In den Wochen dieses Frühjahrs jährt sich für die Grafschaft Glatzer zum 75. Mal die Vertreibung aus der Heimat und die Ankunft im neuen, unbekannten Lebensumfeld. Die Bewohner der Stadt Glatz, zu denen auch die Familie meiner Mutter gehört, mussten Anfang März ihren Wohnort verlassen und kamen nach einer mehrtägigen Fahrt in Viehwaggons im nordwestdeutschen Bereich in der Umgebung von Osnabrück an. Etwa sechs Wochen nach der Ankunft, am 21. April 1946, einem sehr späten Ostertermin, wurde am Ostersonntag das Fest der Auferstehung Christi gefeiert.
Ich stelle mir vor, dass die Vertriebenen nach den schweren Erfahrungen der vergangenen entbehrungsreichen Wochen und Monate den Weg Jesu in der Karwoche, seine Entäußerung und Erniedrigung am Kreuz, in besonders eindrücklicher Weise mitvollzogen haben und sich im leidenden Herrn selbst haben erkennen können.
Mit welchen Gefühlen haben die Grafschaft Glatzer an ihren neuen Wohnorten wohl die Karwoche und das Osterfest gefeiert? Sie mussten nicht nur ihr neues Lebensumfeld kennenlernen, auch ihre kirchliche und gottesdienstliche Heimat hatten sie verloren und mussten in der Fremde erst heimisch werden. Das Kirchengebäude am neuen Wohnort war ihnen noch fremd, in der Regel in einem anderen Stil gebaut und ausgeschmückt; sie mussten sich darin erst ihren Platz suchen. Häufig mussten sie weite Wege zur Messfeier auf sich nehmen, vor allem in den mehrheitlich evangelisch geprägten Gegenden. Manche Lieder im Gottesdienst waren ihnen wahrscheinlich erst einmal fremd, ebenso wie Osterbräuche in ihrem neuen Lebensumfeld.

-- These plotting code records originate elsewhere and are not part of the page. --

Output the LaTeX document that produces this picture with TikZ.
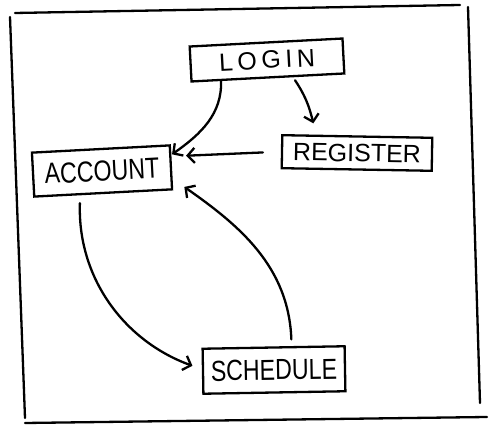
\documentclass[tikz,border=0pt]{standalone}
\usepackage{fontspec}
\setmainfont{Liberation Sans}
\usetikzlibrary{arrows.meta}
\begin{document}
\begin{tikzpicture}[x=1pt,y=1pt,line width=2.3pt,line cap=round,
    box/.style={draw,font=\fontsize{25}{28}\selectfont,inner sep=0pt},
    narrow/.style={font=\fontsize{29}{30}\selectfont\addfontfeature{FakeStretch=0.8}},
    link/.style={-{Straight Barb[length=7pt,width=15pt]}}]
	\useasboundingbox (0,0) rectangle (498,433);
	\draw (15,420) -- (460,428);
	\draw (10,416) -- (25,15);
	\draw (468,426) -- (480,30);
	\draw (25,10) -- (487,16);
	\node[box,minimum width=153pt,minimum height=35pt,rotate=3] (login) at (267,373) {\addfontfeature{LetterSpace=18}LOGIN};
	\node[box,minimum width=150pt,minimum height=33pt,rotate=-1] (register) at (357,280) {REGISTER};
	\node[box,narrow,minimum width=138pt,minimum height=44pt,rotate=3] (account) at (102,262) {ACCOUNT};
	\node[box,narrow,minimum width=142pt,minimum height=45pt,rotate=1] (schedule) at (274,63) {SCHEDULE};
	\draw[link,shorten <=2pt] ([xshift=-47pt]login.south) to[out=-88,in=35] ([yshift=13pt]account.east);
	\draw[link,shorten <=2pt] ([xshift=26pt]login.south) to[bend left=10] ([xshift=-44pt,yshift=12pt]register.north);
	\draw[link,shorten <=18pt,shorten >=14pt] (register.west) -- ([yshift=11pt]account.east);
	\draw[link,shorten <=9pt,shorten >=10pt] ([xshift=-23pt]account.south) to[out=-92,in=160] ([yshift=2pt]schedule.west);
	\draw[link,shorten <=7pt,shorten >=15pt] ([xshift=18pt]schedule.north) to[out=92,in=-35] ([yshift=-11pt]account.east);
\end{tikzpicture}
\end{document}
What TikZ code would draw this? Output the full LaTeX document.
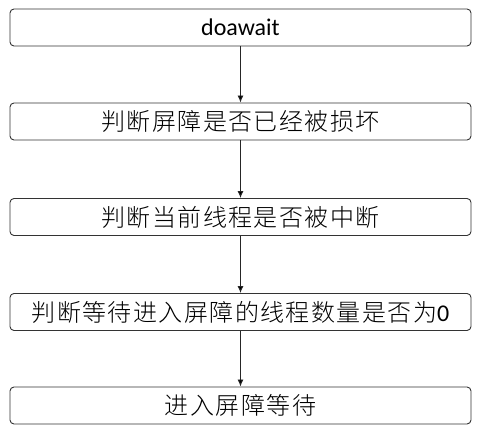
\documentclass[tikz,border=0pt]{standalone}
\usepackage{fontspec}
\setmainfont{Carlito}
\newfontfamily\cjk[LetterSpace=6]{Noto Sans CJK SC Light}
\usetikzlibrary{arrows.meta,positioning}
\tikzset{
    -{Latex[length=7pt,width=6pt]},semithick,x=1pt,y=1pt,
    step box/.style ={rectangle, rounded corners=4pt, draw=black!80, line width=0.9pt,
        minimum width=461pt, minimum height=37pt, inner sep=0pt, font=\fontsize{24}{26}\selectfont},
    flow/.style={draw=black!85, line width=0.9pt}
}
\begin{document}
\begin{tikzpicture}
    \useasboundingbox (0,0) rectangle (480,436);
    \node[step box] (s1) at (240.5,408.5) {doawait};
    \node[step box] (s2) at (240.5,314.5) {\cjk 判断屏障是否已经被损坏};
    \node[step box] (s3) at (240.5,219) {\cjk 判断当前线程是否被中断};
    \node[step box] (s4) at (240.5,124) {{\cjk 判断等待进入屏障的线程数量是否为}0};
    \node[step box] (s5) at (240.5,30.5) {\cjk 进入屏障等待};

    \path[flow] (s1) edge (s2);
    \path[flow] (s2) edge (s3);
    \path[flow] (s3) edge (s4);
    \path[flow] (s4) edge (s5);
\end{tikzpicture}
\end{document}
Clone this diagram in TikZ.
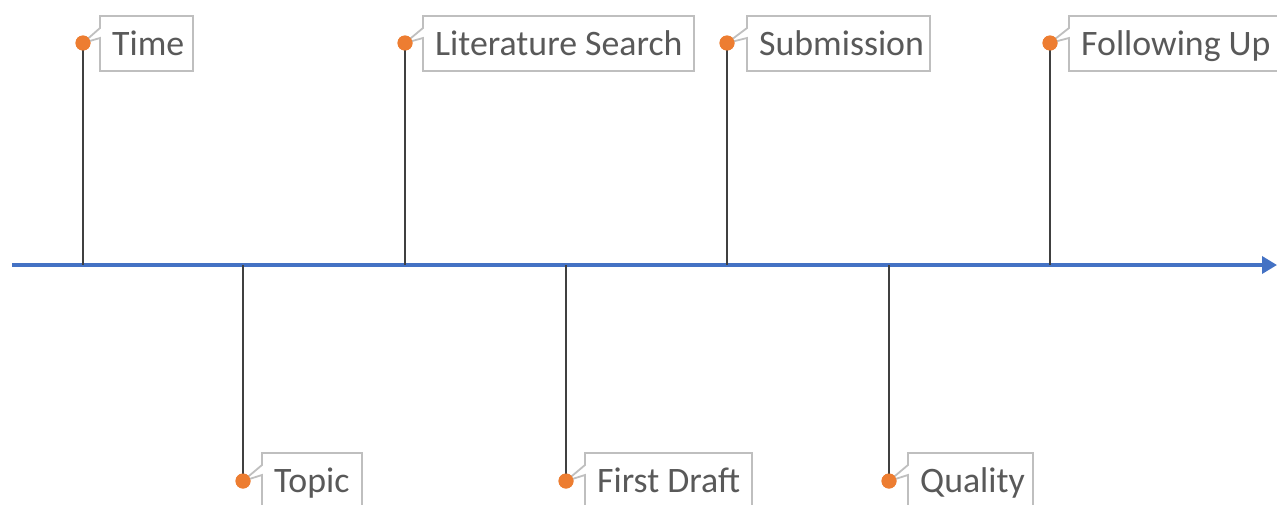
\documentclass[tikz,border=0pt]{standalone}
\usepackage{fontspec}
\setmainfont{Carlito}
\usetikzlibrary{arrows.meta}
\definecolor{axisblue}{HTML}{4472C4}
\definecolor{stemgray}{HTML}{404040}
\definecolor{dotorange}{HTML}{ED7D31}
\definecolor{framegray}{HTML}{BFBFBF}
\definecolor{textgray}{HTML}{595959}
\tikzset{
  axisline/.style={draw=axisblue, line width=3.5pt, -{Triangle[length=15pt,width=17pt]}},
  stem/.style={draw=stemgray, line width=2.6pt},
  dotnode/.style={circle, fill=dotorange, inner sep=0pt, minimum size=15pt},
  lbl/.style={text=textgray, font=\fontsize{35.8}{40}\selectfont, anchor=base west, inner sep=0pt},
  frame/.style={draw=framegray, line width=1.8pt, fill=white, line join=miter},
}
% #1 id, #2 dot x, #3 dot y, #4 left, #5 right, #6 top, #7 bottom, #8 text
\newcommand{\milestone}[8]{%
  \coordinate (a#1) at (#2,265);
  \node[dotnode] (d#1) at (#2,#3) {};
  \draw[stem] (d#1.center) -- (a#1);
  \draw[frame] (#4,#6) -- (#5,#6) -- (#5,#7) -- (#4,#7) -- (#4,#6+22) -- (d#1.center) -- (#4,#6+12) -- cycle;
  \node[dotnode] at (d#1.center) {};
  \node[lbl] (t#1) at (#4+12,#6+39) {#8};
}
\begin{document}
\begin{tikzpicture}[x=1pt,y=-1pt]
  \useasboundingbox (0,0) rectangle (1277,504);
  \clip (0,0) rectangle (1277,504);
  \coordinate (start) at (12,265);
  \coordinate (end) at (1277,265);
  \draw[axisline] (start) -- (end);
  \milestone{1}{83}{43}{100}{193}{16}{71}{Time}
  \milestone{2}{243}{481}{262}{362}{453}{510}{Topic}
  \milestone{3}{405}{43}{423}{694}{16}{71}{Literature Search}
  \milestone{4}{566}{481}{585}{752}{453}{510}{First Draft}
  \milestone{5}{727}{43}{747}{930}{16}{71}{Submission}
  \milestone{6}{889}{481}{908}{1033}{453}{510}{Quality}
  \milestone{7}{1050}{43}{1069}{1300}{16}{71}{Following Up}
\end{tikzpicture}
\end{document}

Mit der Erfahrung des totalen Verlustes, aller Sicherheit und Geborgenheit, häufig auch dem Verlust geliebter Menschen, blickten sie auf den Gekreuzigten. Es ist ihnen danach sicher nicht leichtgefallen, die jubelnden und triumphalen Osterlieder mitzusingen. Nicht schon am dritten Tag, sondern erst ganz langsam konnten mit zunehmendem Einleben am neuen Ort, dem Entstehen neuer Kontakte und wachsender Anerkennung auch persönliche Ostererfahrungen entstehen. Sie konnten spürbar werden im gegenseitigen Zusammenhalt unter den Vertriebenen und in der Bereitschaft zu Vergebung und Versöhnung. Bereits im Juli 1946 fand schließlich in Emsbüren die erste gemeinsame Wallfahrt der Grafschaft Glatzer statt – für alle, die dabei waren, mag das eine österliche Erfahrung neuen Lebens gewesen sein.
75 Jahre später scheint uns in der Corona-Pandemie die Fastenzeit nun schon viel länger gedauert zu haben als seit dem Aschermittwoch. Menschen, die in Krankenhäusern, zu Hause oder in Senioreneinrichtungen das Alleinsein besonders stark spüren, können sich in die Verlassenheit Jesu intensiv einfühlen. Die Möglichkeit der Impfung gegen das Virus wird ja noch nicht gleich zu befreienden Ostererfahrungen führen.
Den Weg Jesu durch seinen Tod in die Auferstehung hinein mitzugehen, ist damals wie heute ein Weg des Vertrauens und der Hoffnung. Ich wünsche Ihnen, dass Sie an diesem Osterfest spüren können, dass der auferstandene Herr Ihnen in allen Situationen nahe ist und die Erfahrung neuen Lebens schenkt!